Ist Mann in seiner Fruchtbarkeit eingeschränkt und der Kinderwunsch bleibt unerfüllt, hat das nicht zuletzt auch Auswirkungen auf die Psyche. Kein Wunder, denn natürlich stellt Mann sich die Frage nach dem „Warum?“. Gedanken wie „Warum gerade ich?“, „Was habe ich falsch gemacht?“ und „Was stimmt mit mir nicht?“ sind die Folge und führen häufig zu einer enormen psychologischen Belastung. Gerade in einer solchen Situation hilft die Schweizer Samenstudie, denn ihre Message ist eindeutig: Männern mit eingeschränkter Fruchtbarkeit zeigt sie, dass sie nicht alleine und vor allem kein Ausnahmefall sind! Immerhin wird wissenschaftlich belegt, dass sich die Spermienqualität der Männer im Allgemeinen verschlechtert und gerade in den letzten Jahren gravierend gesunken ist. Deshalb sind immer mehr Väter in spe auf die Hilfe von Kinderwunsch-Kliniken angewiesen.  

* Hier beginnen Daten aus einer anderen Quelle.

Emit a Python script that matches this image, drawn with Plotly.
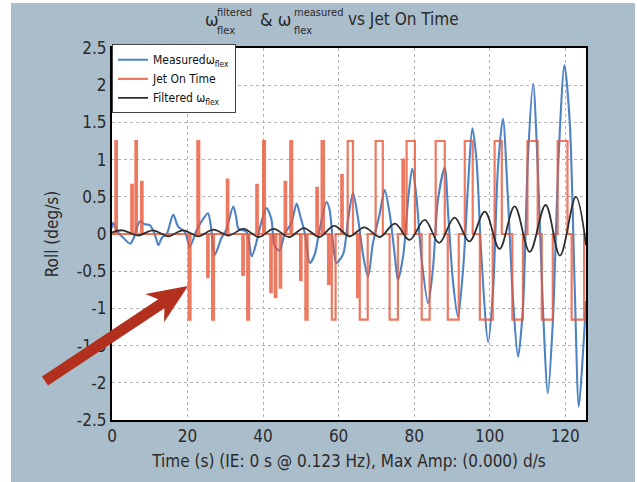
import math
import plotly.graph_objects as go

# ---------------- data ----------------
meas_t = [0, 0.3, 1.5, 3, 4.8, 5.7, 7.4, 8.7, 10, 11.3, 12.3, 13.2, 14.5, 16.2, 17.5, 19.3, 20.6,
          22.4, 24.1, 25.4, 26.2, 27.2, 29, 30.2, 32.1, 32.9, 33.5, 35.6, 37, 38.4, 39.6, 40.9,
          42.2, 43.1, 44.4, 45.7, 47.5, 48.9, 49.8, 51.1, 52.4, 53.7, 55, 56.8, 57.6, 58.5, 59.4,
          61.2, 62.5, 63.8, 65.2, 66.5, 67.8, 69.1, 70.9, 72.2, 73.5, 74.9, 75.7, 77.1, 78.4,
          79.5, 80.6, 81.9, 83.7, 85, 86.3, 88.1, 89, 90.3, 91.6, 93, 94.3, 95.4, 96.5, 97.8,
          99.6, 100.9, 102.2, 103.5, 104.8, 106.2, 107.5, 108.8, 110.1, 111.5, 112.8, 114.1,
          115.4, 116.7, 118.3, 119.8, 121.2, 122.5, 123.6, 124.7, 125.5]
meas_v = [0.08, 0.15, 0.03, -0.05, -0.13, -0.06, 0.17, 0.13, 0.12, 0.0, -0.15, -0.05, 0.0, 0.26,
          0.1, 0.03, -0.17, 0.05, 0.2, 0.28, 0.1, -0.28, -0.05, 0.05, 0.37, 0.22, 0.07, 0.03,
          -0.3, -0.08, 0.17, 0.35, 0.2, -0.17, -0.22, 0.0, 0.15, 0.41, 0.25, 0.0, -0.39, -0.27,
          0.07, 0.43, 0.33, -0.1, -0.39, -0.27, 0.19, 0.55, 0.19, -0.29, -0.57, -0.12, 0.28,
          0.59, 0.28, -0.3, -0.62, -0.29, 0.46, 0.88, 0.5, -0.3, -0.93, -0.45, 0.46, 0.89, 0.28,
          -0.65, -1.11, -0.45, 0.68, 1.42, 1.0, -0.3, -1.45, -0.75, 0.9, 1.55, 0.5, -0.9, -1.65,
          -1.0, 1.0, 2.02, 0.8, -1.0, -2.14, -1.2, 1.1, 2.27, 1.5, -0.7, -2.32, -1.6, -0.9]

filt_t = [0, 2.8, 6.9, 10.8, 14.9, 18.8, 22.9, 26.8, 30.9, 34.8, 38.9, 42.8, 46.9, 50.8, 54.9,
          58.8, 62.9, 66.8, 70.9, 74.9, 78.8, 82.8, 86.6, 90.7, 94.6, 98.7, 102.6, 106.6, 110.6,
          114.8, 118.6, 122.8, 125.5]
filt_v = [0.02, 0.05, -0.02, 0.05, -0.03, 0.05, -0.03, 0.06, -0.02, 0.07, -0.04, 0.07, -0.04,
          0.08, -0.04, 0.11, -0.03, 0.09, -0.04, 0.14, -0.08, 0.19, -0.12, 0.22, -0.1, 0.3, -0.2,
          0.37, -0.24, 0.39, -0.29, 0.5, -0.15]

jet_start = [0.9, 5.1, 6.2, 7.7, 20.3, 22.6, 25.2, 26.5, 30.4, 34.5, 35.8, 38.2, 40.0, 41.9,
             43.1, 44.4, 45.7, 47.2, 49.8, 51.2, 54.1, 55.5, 57.2, 58.2, 60.7, 62.4, 64.9, 65.6,
             69.8, 73.5, 76.9, 78.0, 82.0, 85.7, 88.9, 93.4, 97.4, 101.3, 106.0, 110.0, 113.8,
             118.0, 121.7]
jet_end = [1.3, 5.5, 6.6, 8.1, 20.8, 23.1, 25.6, 27.0, 30.8, 34.9, 36.3, 38.6, 40.5, 42.3,
           43.5, 44.8, 46.1, 47.7, 50.2, 51.8, 54.5, 56.1, 57.6, 59.2, 61.1, 63.8, 65.3, 67.7,
           71.7, 75.7, 77.3, 80.2, 84.1, 88.1, 91.8, 95.5, 100.8, 103.2, 108.8, 112.7, 116.7,
           120.6, 125.0]
jet_level = [1.25, 0.66, 1.25, 0.70, -1.15, 1.25, -0.58, -1.15, 0.73, -0.55, -1.15, 0.66, 1.25,
             -0.78, -0.85, -0.72, 0.70, 1.25, -0.62, -1.15, 0.62, 1.25, -0.67, -1.15, 0.79, 1.25,
             -0.85, -1.15, 1.25, -1.15, 1.0, 1.25, -1.15, 1.25, -1.15, 1.25, -1.15, 1.25, -1.15,
             1.25, -1.15, 1.25, -1.15]

x_tick_vals = [0, 20, 40, 60, 80, 100, 120]
x_tick_text = ["0", "20", "40", "60", "80", "100", "120"]
y_tick_vals = [2.5, 2, 1.5, 1, 0.5, 0, -0.5, -1, -1.5, -2, -2.5]
y_tick_text = ["2.5", "2", "1.5", "1", "0.5", "0", "-0.5", "-1", "-1.5", "-2", "-2.5"]

# ---------------- build jet step series from pulses ----------------
jet_t, jet_v = [0.0], [0.0]
for s, e, lv in zip(jet_start, jet_end, jet_level):
    jet_t += [s, s, e, e]
    jet_v += [0, lv, lv, 0]
jet_t.append(125.5)
jet_v.append(0)

# ---------------- layout geometry ----------------
W, H = 637, 482
L, R, T, B = 112, 51, 48, 62
PW, PH = W - L - R, H - T - B


def px(x):
    return (x - L) / PW


def py(y):
    return 1 - (y - T) / PH


FONT = "DejaVu Sans Condensed, Roboto Condensed, Liberation Sans Narrow, Roboto, sans-serif"
TXT = "#2a2a2a"
BG = "#aabdca"

fig = go.Figure()
fig.add_trace(go.Scatter(x=meas_t, y=meas_v, mode="lines", name="Measuredω<sub>flex</sub>",
                         line=dict(color="#4d82c4", width=2.1, shape="spline", smoothing=0.8)))
fig.add_trace(go.Scatter(x=jet_t, y=jet_v, mode="lines", name="Jet On Time",
                         line=dict(color="rgba(232,88,58,0.8)", width=2.2)))
fig.add_trace(go.Scatter(x=filt_t, y=filt_v, mode="lines", name="Filtered ω<sub>flex</sub>",
                         line=dict(color="#2e2e2e", width=1.8, shape="spline", smoothing=1.0)))

ann = []
ty = py(19)
SUP, SUB = py(12), py(30)
ann.append(dict(text="ω", x=px(203), y=ty, font=dict(size=18)))
ann.append(dict(text="filtered", x=px(215), y=SUP, font=dict(size=11)))
ann.append(dict(text="flex", x=px(215), y=SUB, font=dict(size=11)))
ann.append(dict(text="& ω", x=px(258), y=ty, font=dict(size=18)))
ann.append(dict(text="measured", x=px(292), y=SUP, font=dict(size=11)))
ann.append(dict(text="flex", x=px(292), y=SUB, font=dict(size=11)))
ann.append(dict(text="vs Jet On Time", x=px(346), y=ty, font=dict(size=17)))
for a in ann:
    a.update(xref="paper", yref="paper", showarrow=False, xanchor="left", yanchor="middle")
    a["font"].update(family=FONT, color=TXT)

# ---------------- red arrow as a filled polygon ----------------
tail = (45, 381)
tip = (188, 286)
dx, dy = tip[0] - tail[0], tip[1] - tail[1]
ln = math.hypot(dx, dy)
ux, uy = dx / ln, dy / ln
nx, ny = -uy, ux
sw, hl, hw, notch = 5.5, 40, 17, 8
neck = (tip[0] - ux * (hl - notch), tip[1] - uy * (hl - notch))
base = (tip[0] - ux * hl, tip[1] - uy * hl)
pts = [
    (tail[0] + nx * sw, tail[1] + ny * sw),
    (neck[0] + nx * sw, neck[1] + ny * sw),
    (base[0] + nx * hw, base[1] + ny * hw),
    tip,
    (base[0] - nx * hw, base[1] - ny * hw),
    (neck[0] - nx * sw, neck[1] - ny * sw),
    (tail[0] - nx * sw, tail[1] - ny * sw),
]
path = "M " + " L ".join(f"{px(a):.5f},{py(b):.5f}" for a, b in pts) + " Z"

shapes = [
    dict(type="path", path=path, xref="paper", yref="paper", fillcolor="#b3301f",
         line=dict(width=0), layer="above"),
    dict(type="rect", xref="paper", yref="paper", x0=px(-5), x1=px(11), y0=py(-5), y1=py(H + 5),
         fillcolor="white", line=dict(width=0), layer="above"),
    dict(type="rect", xref="paper", yref="paper", x0=px(-5), x1=px(W + 5), y0=py(3), y1=py(-5),
         fillcolor="white", line=dict(width=0), layer="above"),
    dict(type="rect", xref="paper", yref="paper", x0=px(635), x1=px(W + 5), y0=py(-5), y1=py(H + 5),
         fillcolor="white", line=dict(width=0), layer="above"),
]

fig.update_layout(
    width=W, height=H,
    margin=dict(l=L, r=R, t=T, b=B),
    paper_bgcolor=BG, plot_bgcolor="white",
    font=dict(family=FONT, color=TXT, size=17),
    annotations=ann, shapes=shapes,
    showlegend=True,
    legend=dict(x=0, y=1.01, xanchor="left", yanchor="top", bgcolor="white",
                bordercolor="#444", borderwidth=1, font=dict(size=12, family=FONT, color="#111"),
                tracegroupgap=0, itemwidth=30),
)
fig.update_xaxes(range=[0, 125.5], tickvals=x_tick_vals, ticktext=x_tick_text,
                 showgrid=True, gridcolor="#b4b4b4", griddash="dot", gridwidth=1,
                 showline=True, linecolor="black", linewidth=2, mirror=True, zeroline=False,
                 ticks="", tickfont=dict(size=17),
                 title=dict(text="Time (s) (IE: 0 s @ 0.123 Hz), Max Amp: (0.000) d/s",
                            font=dict(size=17), standoff=10))
fig.update_yaxes(range=[-2.5, 2.5], tickvals=y_tick_vals, ticktext=y_tick_text,
                 showgrid=True, gridcolor="#b4b4b4", griddash="dot", gridwidth=1,
                 showline=True, linecolor="black", linewidth=2, mirror=True, zeroline=False,
                 ticks="", tickfont=dict(size=17),
                 title=dict(text="Roll (deg/s)", font=dict(size=17), standoff=14))

fig.write_html("out.html")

Wer sich aus der Schweizer Samenstudie Tipps für den eigenen Alltag erhofft hat, muss sich gedulden. Denn um konkrete Aussagen über die Auswirkungen von Umwelt und Lebensstil auf die Manneskraft machen zu können, sind weitere Studien erforderlich. Für alle, die es ganz genau wissen wollen, sei hier noch der vollständige Titel der Studie erwähnt: „Semen quality of young men in Switzerland: a nationwide cross sectional population-based study”. Sie wurde im November 2019 in der Fachzeitschrift ANDROLOGY veröffentlicht.